* begin *
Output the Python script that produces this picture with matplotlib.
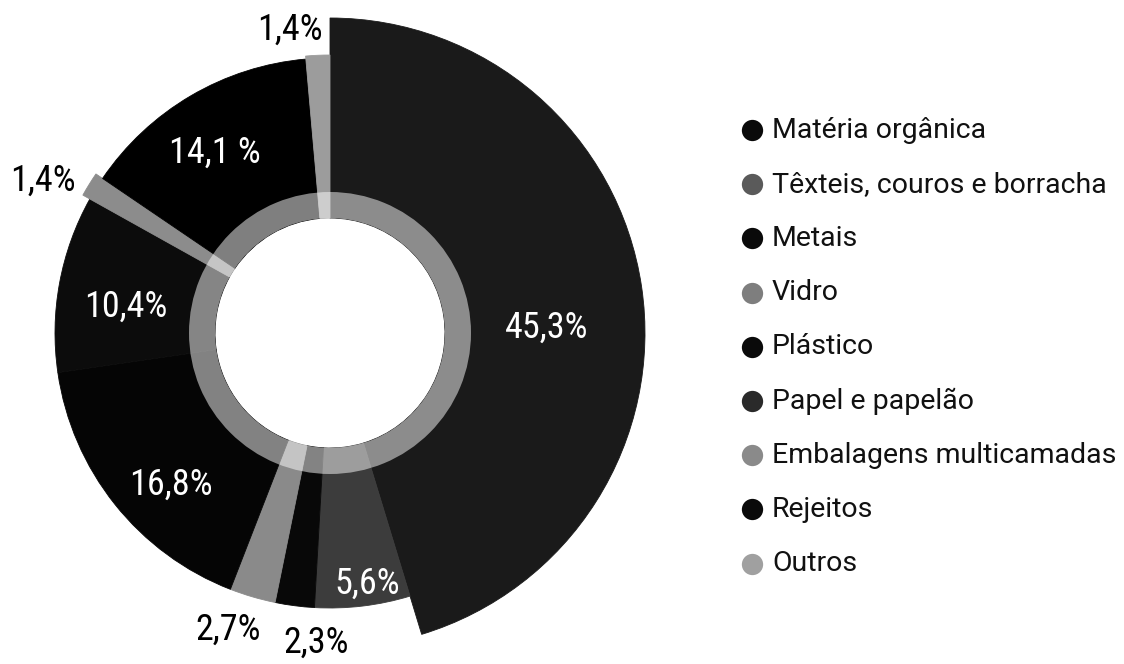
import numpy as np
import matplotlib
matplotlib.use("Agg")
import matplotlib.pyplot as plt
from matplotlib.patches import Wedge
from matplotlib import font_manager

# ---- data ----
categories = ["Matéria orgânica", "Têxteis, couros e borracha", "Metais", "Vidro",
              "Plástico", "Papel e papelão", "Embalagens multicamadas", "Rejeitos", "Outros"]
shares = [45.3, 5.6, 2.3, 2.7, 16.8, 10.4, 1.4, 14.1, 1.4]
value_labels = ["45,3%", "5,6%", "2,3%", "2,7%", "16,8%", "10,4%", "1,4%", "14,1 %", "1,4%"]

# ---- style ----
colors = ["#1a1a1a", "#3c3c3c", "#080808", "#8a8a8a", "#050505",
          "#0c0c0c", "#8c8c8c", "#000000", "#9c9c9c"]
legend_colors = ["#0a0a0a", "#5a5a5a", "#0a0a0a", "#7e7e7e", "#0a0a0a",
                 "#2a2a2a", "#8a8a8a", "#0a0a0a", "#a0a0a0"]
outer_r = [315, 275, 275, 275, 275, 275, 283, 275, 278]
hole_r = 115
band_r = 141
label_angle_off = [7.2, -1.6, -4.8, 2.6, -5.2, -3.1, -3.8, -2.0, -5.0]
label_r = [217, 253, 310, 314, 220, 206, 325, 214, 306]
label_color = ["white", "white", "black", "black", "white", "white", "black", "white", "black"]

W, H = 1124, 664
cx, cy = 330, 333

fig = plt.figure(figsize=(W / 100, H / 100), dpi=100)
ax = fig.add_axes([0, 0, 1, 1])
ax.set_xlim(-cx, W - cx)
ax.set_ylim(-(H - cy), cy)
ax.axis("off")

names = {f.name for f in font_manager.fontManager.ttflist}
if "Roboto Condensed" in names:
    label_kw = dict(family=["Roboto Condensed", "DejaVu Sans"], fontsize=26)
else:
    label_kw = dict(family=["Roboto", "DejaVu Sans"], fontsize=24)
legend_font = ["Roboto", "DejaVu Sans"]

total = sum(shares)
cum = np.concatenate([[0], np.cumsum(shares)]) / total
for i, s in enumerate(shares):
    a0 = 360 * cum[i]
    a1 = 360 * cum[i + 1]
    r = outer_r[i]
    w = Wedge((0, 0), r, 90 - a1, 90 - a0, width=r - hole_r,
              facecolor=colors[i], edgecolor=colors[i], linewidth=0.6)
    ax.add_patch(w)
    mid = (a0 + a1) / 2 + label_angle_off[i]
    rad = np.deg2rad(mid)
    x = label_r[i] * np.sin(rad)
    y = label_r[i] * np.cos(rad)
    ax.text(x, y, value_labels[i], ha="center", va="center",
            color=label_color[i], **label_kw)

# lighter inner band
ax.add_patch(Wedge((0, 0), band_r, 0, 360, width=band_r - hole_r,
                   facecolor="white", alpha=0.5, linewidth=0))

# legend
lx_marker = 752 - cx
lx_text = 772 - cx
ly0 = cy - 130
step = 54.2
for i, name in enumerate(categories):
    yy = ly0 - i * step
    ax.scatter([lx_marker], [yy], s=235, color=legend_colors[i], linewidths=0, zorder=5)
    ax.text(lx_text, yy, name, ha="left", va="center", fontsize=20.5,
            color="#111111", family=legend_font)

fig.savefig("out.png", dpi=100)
* end *
Tally up the lines holding the string "matplotlib" in this listing, and report the total alone.

6